— START OF DATA PROVIDED —

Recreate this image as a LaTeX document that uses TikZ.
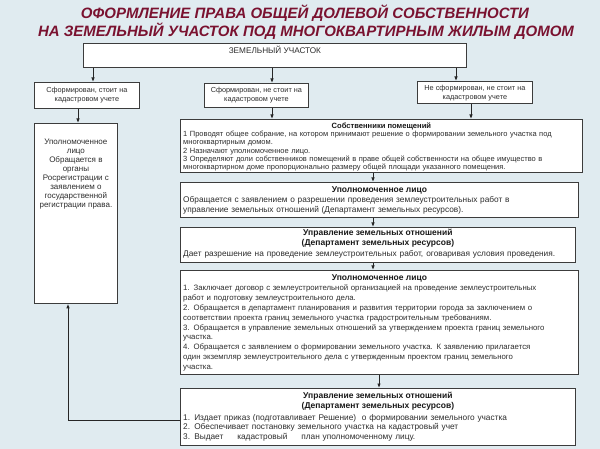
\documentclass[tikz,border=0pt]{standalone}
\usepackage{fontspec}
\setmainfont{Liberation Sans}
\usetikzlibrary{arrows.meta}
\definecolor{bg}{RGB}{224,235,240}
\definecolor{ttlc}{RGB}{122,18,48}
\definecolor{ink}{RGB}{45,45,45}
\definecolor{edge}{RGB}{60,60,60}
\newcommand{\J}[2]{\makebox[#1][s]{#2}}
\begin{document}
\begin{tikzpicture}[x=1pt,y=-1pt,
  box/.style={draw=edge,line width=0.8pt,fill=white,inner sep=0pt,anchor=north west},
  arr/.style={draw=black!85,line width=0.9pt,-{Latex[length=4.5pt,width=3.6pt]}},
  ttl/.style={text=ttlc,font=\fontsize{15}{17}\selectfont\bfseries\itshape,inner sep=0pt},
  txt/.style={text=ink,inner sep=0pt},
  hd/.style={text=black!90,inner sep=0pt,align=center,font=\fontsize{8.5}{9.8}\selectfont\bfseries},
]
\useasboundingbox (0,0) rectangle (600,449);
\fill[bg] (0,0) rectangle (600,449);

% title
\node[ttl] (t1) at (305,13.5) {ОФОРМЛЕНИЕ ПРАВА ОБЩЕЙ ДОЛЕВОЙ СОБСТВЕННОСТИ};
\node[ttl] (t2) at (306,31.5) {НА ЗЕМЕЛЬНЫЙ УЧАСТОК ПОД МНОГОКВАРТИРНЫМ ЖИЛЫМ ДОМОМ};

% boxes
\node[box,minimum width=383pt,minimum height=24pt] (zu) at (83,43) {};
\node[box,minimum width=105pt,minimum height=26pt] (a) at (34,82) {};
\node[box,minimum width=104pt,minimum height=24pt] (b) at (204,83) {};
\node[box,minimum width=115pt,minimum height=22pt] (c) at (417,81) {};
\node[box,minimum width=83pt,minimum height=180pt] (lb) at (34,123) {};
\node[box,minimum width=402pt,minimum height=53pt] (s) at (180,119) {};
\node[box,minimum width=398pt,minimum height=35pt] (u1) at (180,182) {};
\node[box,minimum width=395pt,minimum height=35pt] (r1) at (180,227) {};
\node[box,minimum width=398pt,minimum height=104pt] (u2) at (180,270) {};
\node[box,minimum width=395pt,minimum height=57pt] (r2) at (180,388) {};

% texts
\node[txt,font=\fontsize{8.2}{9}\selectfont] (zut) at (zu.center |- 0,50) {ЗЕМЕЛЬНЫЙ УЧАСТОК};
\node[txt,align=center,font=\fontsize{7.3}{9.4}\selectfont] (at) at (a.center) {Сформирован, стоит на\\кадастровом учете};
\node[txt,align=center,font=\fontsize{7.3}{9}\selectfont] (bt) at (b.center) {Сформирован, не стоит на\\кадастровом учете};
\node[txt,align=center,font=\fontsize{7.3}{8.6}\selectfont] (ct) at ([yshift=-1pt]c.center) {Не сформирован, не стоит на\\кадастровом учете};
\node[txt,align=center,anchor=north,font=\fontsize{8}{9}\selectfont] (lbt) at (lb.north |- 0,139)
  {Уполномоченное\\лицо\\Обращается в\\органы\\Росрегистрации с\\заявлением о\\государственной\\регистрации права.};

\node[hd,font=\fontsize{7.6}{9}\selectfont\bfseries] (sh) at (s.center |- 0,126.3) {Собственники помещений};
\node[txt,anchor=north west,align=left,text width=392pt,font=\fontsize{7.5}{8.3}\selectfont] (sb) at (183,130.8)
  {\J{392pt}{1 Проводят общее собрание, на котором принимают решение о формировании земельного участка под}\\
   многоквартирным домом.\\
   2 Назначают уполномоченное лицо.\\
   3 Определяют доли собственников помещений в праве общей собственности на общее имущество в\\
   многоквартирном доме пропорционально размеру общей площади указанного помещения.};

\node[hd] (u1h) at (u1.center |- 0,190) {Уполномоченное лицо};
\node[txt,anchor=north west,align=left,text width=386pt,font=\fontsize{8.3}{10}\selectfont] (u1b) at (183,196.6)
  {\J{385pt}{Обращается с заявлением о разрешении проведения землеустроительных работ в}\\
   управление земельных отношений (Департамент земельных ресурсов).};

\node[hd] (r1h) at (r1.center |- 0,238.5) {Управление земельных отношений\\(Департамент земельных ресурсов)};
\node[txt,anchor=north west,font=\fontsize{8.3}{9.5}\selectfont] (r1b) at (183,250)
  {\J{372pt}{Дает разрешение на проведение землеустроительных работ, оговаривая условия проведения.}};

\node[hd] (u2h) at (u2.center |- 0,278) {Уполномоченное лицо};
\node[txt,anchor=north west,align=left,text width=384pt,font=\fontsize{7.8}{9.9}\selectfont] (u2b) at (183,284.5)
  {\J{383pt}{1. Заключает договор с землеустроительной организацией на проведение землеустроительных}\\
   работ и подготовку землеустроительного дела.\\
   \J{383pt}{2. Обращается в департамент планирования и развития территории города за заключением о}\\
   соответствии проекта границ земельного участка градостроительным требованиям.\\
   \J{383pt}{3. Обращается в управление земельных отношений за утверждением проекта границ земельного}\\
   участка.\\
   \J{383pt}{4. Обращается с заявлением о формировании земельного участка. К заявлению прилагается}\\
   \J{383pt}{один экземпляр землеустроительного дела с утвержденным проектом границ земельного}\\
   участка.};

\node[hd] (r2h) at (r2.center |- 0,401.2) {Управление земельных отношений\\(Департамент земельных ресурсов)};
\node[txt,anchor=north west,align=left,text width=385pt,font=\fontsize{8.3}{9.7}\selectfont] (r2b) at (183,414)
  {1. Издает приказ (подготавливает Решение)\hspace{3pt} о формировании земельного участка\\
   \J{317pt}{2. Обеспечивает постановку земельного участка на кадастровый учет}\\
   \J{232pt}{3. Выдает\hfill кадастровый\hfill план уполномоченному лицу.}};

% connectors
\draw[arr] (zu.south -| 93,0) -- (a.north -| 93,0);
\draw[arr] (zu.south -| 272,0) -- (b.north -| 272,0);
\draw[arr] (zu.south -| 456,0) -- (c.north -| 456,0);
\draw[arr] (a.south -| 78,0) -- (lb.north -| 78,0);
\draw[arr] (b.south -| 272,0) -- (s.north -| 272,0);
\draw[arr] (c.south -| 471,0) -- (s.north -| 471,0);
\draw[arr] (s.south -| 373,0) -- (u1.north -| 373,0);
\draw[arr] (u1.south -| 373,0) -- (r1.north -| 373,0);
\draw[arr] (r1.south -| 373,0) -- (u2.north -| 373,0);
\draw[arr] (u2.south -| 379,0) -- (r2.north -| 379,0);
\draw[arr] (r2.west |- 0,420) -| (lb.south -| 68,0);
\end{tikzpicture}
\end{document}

— END OF DATA PROVIDED —

### TASK TO CARRY OUT
From the listing, extract all text exactly as given and drop any picture.

### TASK SOLUTION
Recreate this image as a LaTeX document that uses TikZ.
\documentclass[tikz,border=0pt]{standalone}
\usepackage{fontspec}
\setmainfont{Liberation Sans}
\usetikzlibrary{arrows.meta}
\definecolor{bg}{RGB}{224,235,240}
\definecolor{ttlc}{RGB}{122,18,48}
\definecolor{ink}{RGB}{45,45,45}
\definecolor{edge}{RGB}{60,60,60}
\newcommand{\J}[2]{\makebox[#1][s]{#2}}
\begin{document}
\begin{tikzpicture}[x=1pt,y=-1pt,
  box/.style={draw=edge,line width=0.8pt,fill=white,inner sep=0pt,anchor=north west},
  arr/.style={draw=black!85,line width=0.9pt,-{Latex[length=4.5pt,width=3.6pt]}},
  ttl/.style={text=ttlc,font=\fontsize{15}{17}\selectfont\bfseries\itshape,inner sep=0pt},
  txt/.style={text=ink,inner sep=0pt},
  hd/.style={text=black!90,inner sep=0pt,align=center,font=\fontsize{8.5}{9.8}\selectfont\bfseries},
]
\useasboundingbox (0,0) rectangle (600,449);
\fill[bg] (0,0) rectangle (600,449);

% title
\node[ttl] (t1) at (305,13.5) {ОФОРМЛЕНИЕ ПРАВА ОБЩЕЙ ДОЛЕВОЙ СОБСТВЕННОСТИ};
\node[ttl] (t2) at (306,31.5) {НА ЗЕМЕЛЬНЫЙ УЧАСТОК ПОД МНОГОКВАРТИРНЫМ ЖИЛЫМ ДОМОМ};

% boxes
\node[box,minimum width=383pt,minimum height=24pt] (zu) at (83,43) {};
\node[box,minimum width=105pt,minimum height=26pt] (a) at (34,82) {};
\node[box,minimum width=104pt,minimum height=24pt] (b) at (204,83) {};
\node[box,minimum width=115pt,minimum height=22pt] (c) at (417,81) {};
\node[box,minimum width=83pt,minimum height=180pt] (lb) at (34,123) {};
\node[box,minimum width=402pt,minimum height=53pt] (s) at (180,119) {};
\node[box,minimum width=398pt,minimum height=35pt] (u1) at (180,182) {};
\node[box,minimum width=395pt,minimum height=35pt] (r1) at (180,227) {};
\node[box,minimum width=398pt,minimum height=104pt] (u2) at (180,270) {};
\node[box,minimum width=395pt,minimum height=57pt] (r2) at (180,388) {};

% texts
\node[txt,font=\fontsize{8.2}{9}\selectfont] (zut) at (zu.center |- 0,50) {ЗЕМЕЛЬНЫЙ УЧАСТОК};
\node[txt,align=center,font=\fontsize{7.3}{9.4}\selectfont] (at) at (a.center) {Сформирован, стоит на\\кадастровом учете};
\node[txt,align=center,font=\fontsize{7.3}{9}\selectfont] (bt) at (b.center) {Сформирован, не стоит на\\кадастровом учете};
\node[txt,align=center,font=\fontsize{7.3}{8.6}\selectfont] (ct) at ([yshift=-1pt]c.center) {Не сформирован, не стоит на\\кадастровом учете};
\node[txt,align=center,anchor=north,font=\fontsize{8}{9}\selectfont] (lbt) at (lb.north |- 0,139)
  {Уполномоченное\\лицо\\Обращается в\\органы\\Росрегистрации с\\заявлением о\\государственной\\регистрации права.};

\node[hd,font=\fontsize{7.6}{9}\selectfont\bfseries] (sh) at (s.center |- 0,126.3) {Собственники помещений};
\node[txt,anchor=north west,align=left,text width=392pt,font=\fontsize{7.5}{8.3}\selectfont] (sb) at (183,130.8)
  {\J{392pt}{1 Проводят общее собрание, на котором принимают решение о формировании земельного участка под}\\
   многоквартирным домом.\\
   2 Назначают уполномоченное лицо.\\
   3 Определяют доли собственников помещений в праве общей собственности на общее имущество в\\
   многоквартирном доме пропорционально размеру общей площади указанного помещения.};

\node[hd] (u1h) at (u1.center |- 0,190) {Уполномоченное лицо};
\node[txt,anchor=north west,align=left,text width=386pt,font=\fontsize{8.3}{10}\selectfont] (u1b) at (183,196.6)
  {\J{385pt}{Обращается с заявлением о разрешении проведения землеустроительных работ в}\\
   управление земельных отношений (Департамент земельных ресурсов).};

\node[hd] (r1h) at (r1.center |- 0,238.5) {Управление земельных отношений\\(Департамент земельных ресурсов)};
\node[txt,anchor=north west,font=\fontsize{8.3}{9.5}\selectfont] (r1b) at (183,250)
  {\J{372pt}{Дает разрешение на проведение землеустроительных работ, оговаривая условия проведения.}};

\node[hd] (u2h) at (u2.center |- 0,278) {Уполномоченное лицо};
\node[txt,anchor=north west,align=left,text width=384pt,font=\fontsize{7.8}{9.9}\selectfont] (u2b) at (183,284.5)
  {\J{383pt}{1. Заключает договор с землеустроительной организацией на проведение землеустроительных}\\
   работ и подготовку землеустроительного дела.\\
   \J{383pt}{2. Обращается в департамент планирования и развития территории города за заключением о}\\
   соответствии проекта границ земельного участка градостроительным требованиям.\\
   \J{383pt}{3. Обращается в управление земельных отношений за утверждением проекта границ земельного}\\
   участка.\\
   \J{383pt}{4. Обращается с заявлением о формировании земельного участка. К заявлению прилагается}\\
   \J{383pt}{один экземпляр землеустроительного дела с утвержденным проектом границ земельного}\\
   участка.};

\node[hd] (r2h) at (r2.center |- 0,401.2) {Управление земельных отношений\\(Департамент земельных ресурсов)};
\node[txt,anchor=north west,align=left,text width=385pt,font=\fontsize{8.3}{9.7}\selectfont] (r2b) at (183,414)
  {1. Издает приказ (подготавливает Решение)\hspace{3pt} о формировании земельного участка\\
   \J{317pt}{2. Обеспечивает постановку земельного участка на кадастровый учет}\\
   \J{232pt}{3. Выдает\hfill кадастровый\hfill план уполномоченному лицу.}};

% connectors
\draw[arr] (zu.south -| 93,0) -- (a.north -| 93,0);
\draw[arr] (zu.south -| 272,0) -- (b.north -| 272,0);
\draw[arr] (zu.south -| 456,0) -- (c.north -| 456,0);
\draw[arr] (a.south -| 78,0) -- (lb.north -| 78,0);
\draw[arr] (b.south -| 272,0) -- (s.north -| 272,0);
\draw[arr] (c.south -| 471,0) -- (s.north -| 471,0);
\draw[arr] (s.south -| 373,0) -- (u1.north -| 373,0);
\draw[arr] (u1.south -| 373,0) -- (r1.north -| 373,0);
\draw[arr] (r1.south -| 373,0) -- (u2.north -| 373,0);
\draw[arr] (u2.south -| 379,0) -- (r2.north -| 379,0);
\draw[arr] (r2.west |- 0,420) -| (lb.south -| 68,0);
\end{tikzpicture}
\end{document}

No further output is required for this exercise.